▶ [WORK INSTRUCTIONS] Transcribe the whole listing without a single picture.

▶ [DATA EXCERPT]
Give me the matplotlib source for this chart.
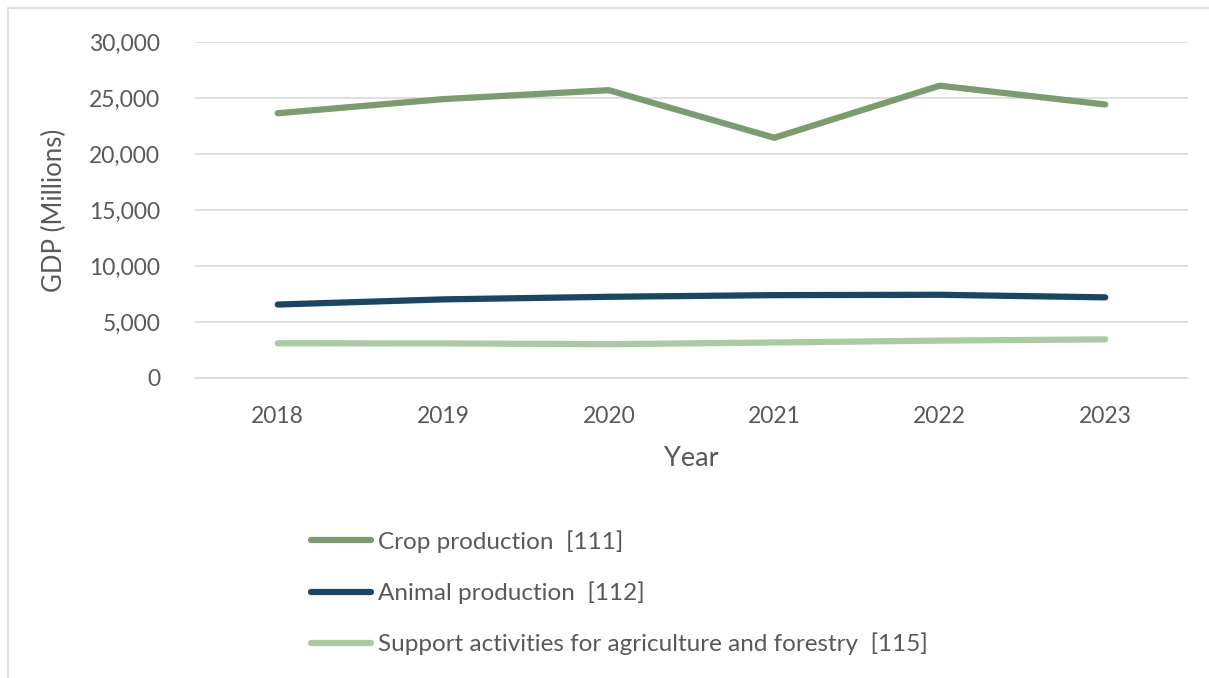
import matplotlib
matplotlib.use("Agg")
import matplotlib.pyplot as plt
from matplotlib.ticker import FuncFormatter
from matplotlib.patches import Rectangle

years = ["2018", "2019", "2020", "2021", "2022", "2023"]
crop = [23640, 24900, 25700, 21450, 26100, 24420]
animal = [6560, 7020, 7250, 7400, 7430, 7200]
support = [3100, 3090, 3020, 3170, 3340, 3450]
labels = ["Crop production  [111]", "Animal production  [112]",
          "Support activities for agriculture and forestry  [115]"]
colors = ["#7A9C6E", "#1B4663", "#A8CCA0"]

plt.rcParams['font.family'] = ['Lato', 'DejaVu Sans']
W, H = 1209, 678
fig = plt.figure(figsize=(W/100, H/100), dpi=100)
ax = fig.add_axes([195/W, 1-378/H, (1188-195)/W, (378-42)/H])

fig.patches.append(Rectangle((8/W, -0.01), 1.0, 1-8/H+0.01, transform=fig.transFigure,
                             fill=False, edgecolor="#D9D9D9", linewidth=1.2))

x = list(range(len(years)))
for series, lab, c in zip([crop, animal, support], labels, colors):
    ax.plot(x, series, color=c, linewidth=4.5, solid_capstyle='round', label=lab)

ax.set_xlim(-0.5, len(years)-0.5)
ax.set_ylim(0, 30000)
ax.set_yticks(range(0, 30001, 5000))
ax.yaxis.set_major_formatter(FuncFormatter(lambda v, p: f"{int(v):,}"))
ax.set_xticks(x)
ax.set_xticklabels(years)
ax.grid(axis='y', color="#D9D9D9", linewidth=1.2)
ax.set_axisbelow(True)
for s in ['top', 'right', 'left']:
    ax.spines[s].set_visible(False)
ax.spines['bottom'].set_color("#D9D9D9")
ax.spines['bottom'].set_linewidth(1.2)
ax.tick_params(axis='both', length=0, labelsize=16.5, labelcolor="#595959")
ax.tick_params(axis='y', pad=25)
ax.tick_params(axis='x', pad=20)
ax.set_xlabel("Year", fontsize=19.5, color="#595959", labelpad=14)
ax.set_ylabel("GDP (Millions)", fontsize=18.5, color="#595959", labelpad=16)

leg = fig.legend(loc='upper left', bbox_to_anchor=(299/W, 1-518/H), frameon=False,
                 fontsize=17.5, handlelength=2.45, handletextpad=0.28, labelspacing=1.18,
                 borderpad=0, labelcolor="#595959")

fig.savefig("out.png", dpi=100)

▶ [ANSWER FOR THE TASK]
Give me the matplotlib source for this chart.
import matplotlib
matplotlib.use("Agg")
import matplotlib.pyplot as plt
from matplotlib.ticker import FuncFormatter
from matplotlib.patches import Rectangle

years = ["2018", "2019", "2020", "2021", "2022", "2023"]
crop = [23640, 24900, 25700, 21450, 26100, 24420]
animal = [6560, 7020, 7250, 7400, 7430, 7200]
support = [3100, 3090, 3020, 3170, 3340, 3450]
labels = ["Crop production  [111]", "Animal production  [112]",
          "Support activities for agriculture and forestry  [115]"]
colors = ["#7A9C6E", "#1B4663", "#A8CCA0"]

plt.rcParams['font.family'] = ['Lato', 'DejaVu Sans']
W, H = 1209, 678
fig = plt.figure(figsize=(W/100, H/100), dpi=100)
ax = fig.add_axes([195/W, 1-378/H, (1188-195)/W, (378-42)/H])

fig.patches.append(Rectangle((8/W, -0.01), 1.0, 1-8/H+0.01, transform=fig.transFigure,
                             fill=False, edgecolor="#D9D9D9", linewidth=1.2))

x = list(range(len(years)))
for series, lab, c in zip([crop, animal, support], labels, colors):
    ax.plot(x, series, color=c, linewidth=4.5, solid_capstyle='round', label=lab)

ax.set_xlim(-0.5, len(years)-0.5)
ax.set_ylim(0, 30000)
ax.set_yticks(range(0, 30001, 5000))
ax.yaxis.set_major_formatter(FuncFormatter(lambda v, p: f"{int(v):,}"))
ax.set_xticks(x)
ax.set_xticklabels(years)
ax.grid(axis='y', color="#D9D9D9", linewidth=1.2)
ax.set_axisbelow(True)
for s in ['top', 'right', 'left']:
    ax.spines[s].set_visible(False)
ax.spines['bottom'].set_color("#D9D9D9")
ax.spines['bottom'].set_linewidth(1.2)
ax.tick_params(axis='both', length=0, labelsize=16.5, labelcolor="#595959")
ax.tick_params(axis='y', pad=25)
ax.tick_params(axis='x', pad=20)
ax.set_xlabel("Year", fontsize=19.5, color="#595959", labelpad=14)
ax.set_ylabel("GDP (Millions)", fontsize=18.5, color="#595959", labelpad=16)

leg = fig.legend(loc='upper left', bbox_to_anchor=(299/W, 1-518/H), frameon=False,
                 fontsize=17.5, handlelength=2.45, handletextpad=0.28, labelspacing=1.18,
                 borderpad=0, labelcolor="#595959")

fig.savefig("out.png", dpi=100)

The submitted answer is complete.